• Dataset section:
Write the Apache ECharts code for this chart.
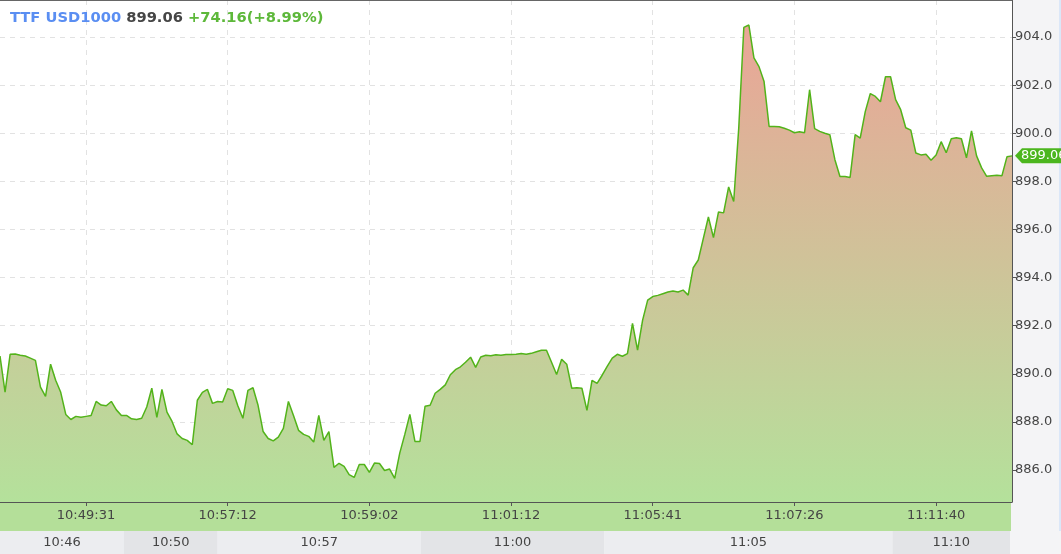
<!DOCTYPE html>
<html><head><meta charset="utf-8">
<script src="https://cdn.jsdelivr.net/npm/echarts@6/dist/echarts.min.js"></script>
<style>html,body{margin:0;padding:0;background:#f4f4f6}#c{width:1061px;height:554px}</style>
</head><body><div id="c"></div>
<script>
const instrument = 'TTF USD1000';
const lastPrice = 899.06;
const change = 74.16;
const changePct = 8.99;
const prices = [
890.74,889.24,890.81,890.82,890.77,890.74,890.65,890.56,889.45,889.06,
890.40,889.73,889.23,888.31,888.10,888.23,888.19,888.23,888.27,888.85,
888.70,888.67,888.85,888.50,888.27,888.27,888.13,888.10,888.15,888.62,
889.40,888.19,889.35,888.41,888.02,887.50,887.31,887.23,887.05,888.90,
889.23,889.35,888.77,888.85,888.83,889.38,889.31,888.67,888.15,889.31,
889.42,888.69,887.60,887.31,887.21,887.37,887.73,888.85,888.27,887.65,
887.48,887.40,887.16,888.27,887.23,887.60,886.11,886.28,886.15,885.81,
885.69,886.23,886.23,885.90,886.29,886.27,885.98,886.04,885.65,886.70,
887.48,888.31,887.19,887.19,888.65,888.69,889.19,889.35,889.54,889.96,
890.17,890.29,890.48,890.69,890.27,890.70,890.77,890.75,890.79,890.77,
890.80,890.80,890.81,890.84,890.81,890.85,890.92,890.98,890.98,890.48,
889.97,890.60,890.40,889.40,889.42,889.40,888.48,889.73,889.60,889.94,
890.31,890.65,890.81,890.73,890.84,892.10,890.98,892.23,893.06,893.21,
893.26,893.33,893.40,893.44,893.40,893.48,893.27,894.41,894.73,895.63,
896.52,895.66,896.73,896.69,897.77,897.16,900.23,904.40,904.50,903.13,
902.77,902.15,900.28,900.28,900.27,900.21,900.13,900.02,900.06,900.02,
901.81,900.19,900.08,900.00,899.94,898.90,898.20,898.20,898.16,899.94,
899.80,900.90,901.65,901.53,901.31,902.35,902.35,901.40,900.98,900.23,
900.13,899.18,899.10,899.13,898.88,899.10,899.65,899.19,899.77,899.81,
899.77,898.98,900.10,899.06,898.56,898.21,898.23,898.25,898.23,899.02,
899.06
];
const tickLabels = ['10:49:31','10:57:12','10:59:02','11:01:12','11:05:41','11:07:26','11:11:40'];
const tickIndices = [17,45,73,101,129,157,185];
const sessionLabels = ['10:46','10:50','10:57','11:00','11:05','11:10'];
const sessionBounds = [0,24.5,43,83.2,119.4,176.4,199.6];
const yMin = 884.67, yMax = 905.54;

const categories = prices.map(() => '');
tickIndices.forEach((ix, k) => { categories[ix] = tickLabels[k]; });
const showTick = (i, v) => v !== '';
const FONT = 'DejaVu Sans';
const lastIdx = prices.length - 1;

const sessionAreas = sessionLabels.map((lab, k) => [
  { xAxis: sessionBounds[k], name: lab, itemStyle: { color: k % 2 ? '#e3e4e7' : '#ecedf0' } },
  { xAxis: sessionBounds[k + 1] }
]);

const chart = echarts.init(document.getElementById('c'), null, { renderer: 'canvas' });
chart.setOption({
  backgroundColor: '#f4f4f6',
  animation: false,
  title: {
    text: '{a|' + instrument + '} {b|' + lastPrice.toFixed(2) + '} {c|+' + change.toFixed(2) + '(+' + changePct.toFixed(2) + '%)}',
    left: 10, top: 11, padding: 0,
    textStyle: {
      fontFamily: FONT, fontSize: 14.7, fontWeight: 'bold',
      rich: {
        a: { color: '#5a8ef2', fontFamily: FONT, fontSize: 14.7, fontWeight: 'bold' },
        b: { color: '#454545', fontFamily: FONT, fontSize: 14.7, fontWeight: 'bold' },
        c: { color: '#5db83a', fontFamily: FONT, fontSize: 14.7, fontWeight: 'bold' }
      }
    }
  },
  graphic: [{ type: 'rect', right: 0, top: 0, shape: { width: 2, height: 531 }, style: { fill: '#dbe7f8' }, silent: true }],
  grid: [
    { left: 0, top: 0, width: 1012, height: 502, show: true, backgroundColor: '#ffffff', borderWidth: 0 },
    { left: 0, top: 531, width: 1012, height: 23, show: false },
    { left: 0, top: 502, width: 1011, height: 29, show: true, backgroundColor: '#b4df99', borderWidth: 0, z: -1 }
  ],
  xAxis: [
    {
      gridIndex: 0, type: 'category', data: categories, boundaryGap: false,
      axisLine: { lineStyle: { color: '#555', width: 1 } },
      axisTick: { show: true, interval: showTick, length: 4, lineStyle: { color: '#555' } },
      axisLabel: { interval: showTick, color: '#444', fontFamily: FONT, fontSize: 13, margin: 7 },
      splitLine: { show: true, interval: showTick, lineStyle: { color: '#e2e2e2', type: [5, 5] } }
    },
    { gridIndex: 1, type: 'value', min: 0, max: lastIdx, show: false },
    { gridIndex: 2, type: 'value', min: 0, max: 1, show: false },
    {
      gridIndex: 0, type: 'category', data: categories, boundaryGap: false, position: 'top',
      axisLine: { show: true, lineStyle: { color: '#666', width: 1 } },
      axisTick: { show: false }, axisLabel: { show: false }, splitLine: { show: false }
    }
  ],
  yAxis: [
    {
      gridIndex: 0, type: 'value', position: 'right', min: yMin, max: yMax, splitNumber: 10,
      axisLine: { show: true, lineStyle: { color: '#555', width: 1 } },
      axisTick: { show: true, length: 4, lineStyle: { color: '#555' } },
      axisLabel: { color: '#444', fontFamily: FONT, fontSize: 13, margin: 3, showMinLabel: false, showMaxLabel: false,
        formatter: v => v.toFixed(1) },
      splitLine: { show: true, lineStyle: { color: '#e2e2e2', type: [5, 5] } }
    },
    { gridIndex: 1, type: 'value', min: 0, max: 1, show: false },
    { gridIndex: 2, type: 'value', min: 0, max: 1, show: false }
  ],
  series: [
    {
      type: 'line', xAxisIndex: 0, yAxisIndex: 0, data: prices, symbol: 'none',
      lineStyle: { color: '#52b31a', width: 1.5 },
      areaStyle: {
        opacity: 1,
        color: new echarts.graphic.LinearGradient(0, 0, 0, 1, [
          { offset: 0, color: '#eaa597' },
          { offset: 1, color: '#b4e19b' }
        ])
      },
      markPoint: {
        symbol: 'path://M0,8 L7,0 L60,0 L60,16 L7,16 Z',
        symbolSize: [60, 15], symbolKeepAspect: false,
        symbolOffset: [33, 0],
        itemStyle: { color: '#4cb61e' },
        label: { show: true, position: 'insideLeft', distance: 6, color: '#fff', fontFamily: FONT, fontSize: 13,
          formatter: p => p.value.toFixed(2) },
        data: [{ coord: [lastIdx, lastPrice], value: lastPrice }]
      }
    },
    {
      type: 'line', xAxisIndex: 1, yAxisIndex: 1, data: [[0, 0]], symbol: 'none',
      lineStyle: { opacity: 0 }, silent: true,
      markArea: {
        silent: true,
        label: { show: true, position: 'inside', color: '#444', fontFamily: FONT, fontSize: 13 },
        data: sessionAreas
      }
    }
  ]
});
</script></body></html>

• Exercise aim: Make an exact copy of the data, leaving its pictures out.

• Response to the task:
Write the Apache ECharts code for this chart.
<!DOCTYPE html>
<html><head><meta charset="utf-8">
<script src="https://cdn.jsdelivr.net/npm/echarts@6/dist/echarts.min.js"></script>
<style>html,body{margin:0;padding:0;background:#f4f4f6}#c{width:1061px;height:554px}</style>
</head><body><div id="c"></div>
<script>
const instrument = 'TTF USD1000';
const lastPrice = 899.06;
const change = 74.16;
const changePct = 8.99;
const prices = [
890.74,889.24,890.81,890.82,890.77,890.74,890.65,890.56,889.45,889.06,
890.40,889.73,889.23,888.31,888.10,888.23,888.19,888.23,888.27,888.85,
888.70,888.67,888.85,888.50,888.27,888.27,888.13,888.10,888.15,888.62,
889.40,888.19,889.35,888.41,888.02,887.50,887.31,887.23,887.05,888.90,
889.23,889.35,888.77,888.85,888.83,889.38,889.31,888.67,888.15,889.31,
889.42,888.69,887.60,887.31,887.21,887.37,887.73,888.85,888.27,887.65,
887.48,887.40,887.16,888.27,887.23,887.60,886.11,886.28,886.15,885.81,
885.69,886.23,886.23,885.90,886.29,886.27,885.98,886.04,885.65,886.70,
887.48,888.31,887.19,887.19,888.65,888.69,889.19,889.35,889.54,889.96,
890.17,890.29,890.48,890.69,890.27,890.70,890.77,890.75,890.79,890.77,
890.80,890.80,890.81,890.84,890.81,890.85,890.92,890.98,890.98,890.48,
889.97,890.60,890.40,889.40,889.42,889.40,888.48,889.73,889.60,889.94,
890.31,890.65,890.81,890.73,890.84,892.10,890.98,892.23,893.06,893.21,
893.26,893.33,893.40,893.44,893.40,893.48,893.27,894.41,894.73,895.63,
896.52,895.66,896.73,896.69,897.77,897.16,900.23,904.40,904.50,903.13,
902.77,902.15,900.28,900.28,900.27,900.21,900.13,900.02,900.06,900.02,
901.81,900.19,900.08,900.00,899.94,898.90,898.20,898.20,898.16,899.94,
899.80,900.90,901.65,901.53,901.31,902.35,902.35,901.40,900.98,900.23,
900.13,899.18,899.10,899.13,898.88,899.10,899.65,899.19,899.77,899.81,
899.77,898.98,900.10,899.06,898.56,898.21,898.23,898.25,898.23,899.02,
899.06
];
const tickLabels = ['10:49:31','10:57:12','10:59:02','11:01:12','11:05:41','11:07:26','11:11:40'];
const tickIndices = [17,45,73,101,129,157,185];
const sessionLabels = ['10:46','10:50','10:57','11:00','11:05','11:10'];
const sessionBounds = [0,24.5,43,83.2,119.4,176.4,199.6];
const yMin = 884.67, yMax = 905.54;

const categories = prices.map(() => '');
tickIndices.forEach((ix, k) => { categories[ix] = tickLabels[k]; });
const showTick = (i, v) => v !== '';
const FONT = 'DejaVu Sans';
const lastIdx = prices.length - 1;

const sessionAreas = sessionLabels.map((lab, k) => [
  { xAxis: sessionBounds[k], name: lab, itemStyle: { color: k % 2 ? '#e3e4e7' : '#ecedf0' } },
  { xAxis: sessionBounds[k + 1] }
]);

const chart = echarts.init(document.getElementById('c'), null, { renderer: 'canvas' });
chart.setOption({
  backgroundColor: '#f4f4f6',
  animation: false,
  title: {
    text: '{a|' + instrument + '} {b|' + lastPrice.toFixed(2) + '} {c|+' + change.toFixed(2) + '(+' + changePct.toFixed(2) + '%)}',
    left: 10, top: 11, padding: 0,
    textStyle: {
      fontFamily: FONT, fontSize: 14.7, fontWeight: 'bold',
      rich: {
        a: { color: '#5a8ef2', fontFamily: FONT, fontSize: 14.7, fontWeight: 'bold' },
        b: { color: '#454545', fontFamily: FONT, fontSize: 14.7, fontWeight: 'bold' },
        c: { color: '#5db83a', fontFamily: FONT, fontSize: 14.7, fontWeight: 'bold' }
      }
    }
  },
  graphic: [{ type: 'rect', right: 0, top: 0, shape: { width: 2, height: 531 }, style: { fill: '#dbe7f8' }, silent: true }],
  grid: [
    { left: 0, top: 0, width: 1012, height: 502, show: true, backgroundColor: '#ffffff', borderWidth: 0 },
    { left: 0, top: 531, width: 1012, height: 23, show: false },
    { left: 0, top: 502, width: 1011, height: 29, show: true, backgroundColor: '#b4df99', borderWidth: 0, z: -1 }
  ],
  xAxis: [
    {
      gridIndex: 0, type: 'category', data: categories, boundaryGap: false,
      axisLine: { lineStyle: { color: '#555', width: 1 } },
      axisTick: { show: true, interval: showTick, length: 4, lineStyle: { color: '#555' } },
      axisLabel: { interval: showTick, color: '#444', fontFamily: FONT, fontSize: 13, margin: 7 },
      splitLine: { show: true, interval: showTick, lineStyle: { color: '#e2e2e2', type: [5, 5] } }
    },
    { gridIndex: 1, type: 'value', min: 0, max: lastIdx, show: false },
    { gridIndex: 2, type: 'value', min: 0, max: 1, show: false },
    {
      gridIndex: 0, type: 'category', data: categories, boundaryGap: false, position: 'top',
      axisLine: { show: true, lineStyle: { color: '#666', width: 1 } },
      axisTick: { show: false }, axisLabel: { show: false }, splitLine: { show: false }
    }
  ],
  yAxis: [
    {
      gridIndex: 0, type: 'value', position: 'right', min: yMin, max: yMax, splitNumber: 10,
      axisLine: { show: true, lineStyle: { color: '#555', width: 1 } },
      axisTick: { show: true, length: 4, lineStyle: { color: '#555' } },
      axisLabel: { color: '#444', fontFamily: FONT, fontSize: 13, margin: 3, showMinLabel: false, showMaxLabel: false,
        formatter: v => v.toFixed(1) },
      splitLine: { show: true, lineStyle: { color: '#e2e2e2', type: [5, 5] } }
    },
    { gridIndex: 1, type: 'value', min: 0, max: 1, show: false },
    { gridIndex: 2, type: 'value', min: 0, max: 1, show: false }
  ],
  series: [
    {
      type: 'line', xAxisIndex: 0, yAxisIndex: 0, data: prices, symbol: 'none',
      lineStyle: { color: '#52b31a', width: 1.5 },
      areaStyle: {
        opacity: 1,
        color: new echarts.graphic.LinearGradient(0, 0, 0, 1, [
          { offset: 0, color: '#eaa597' },
          { offset: 1, color: '#b4e19b' }
        ])
      },
      markPoint: {
        symbol: 'path://M0,8 L7,0 L60,0 L60,16 L7,16 Z',
        symbolSize: [60, 15], symbolKeepAspect: false,
        symbolOffset: [33, 0],
        itemStyle: { color: '#4cb61e' },
        label: { show: true, position: 'insideLeft', distance: 6, color: '#fff', fontFamily: FONT, fontSize: 13,
          formatter: p => p.value.toFixed(2) },
        data: [{ coord: [lastIdx, lastPrice], value: lastPrice }]
      }
    },
    {
      type: 'line', xAxisIndex: 1, yAxisIndex: 1, data: [[0, 0]], symbol: 'none',
      lineStyle: { opacity: 0 }, silent: true,
      markArea: {
        silent: true,
        label: { show: true, position: 'inside', color: '#444', fontFamily: FONT, fontSize: 13 },
        data: sessionAreas
      }
    }
  ]
});
</script></body></html>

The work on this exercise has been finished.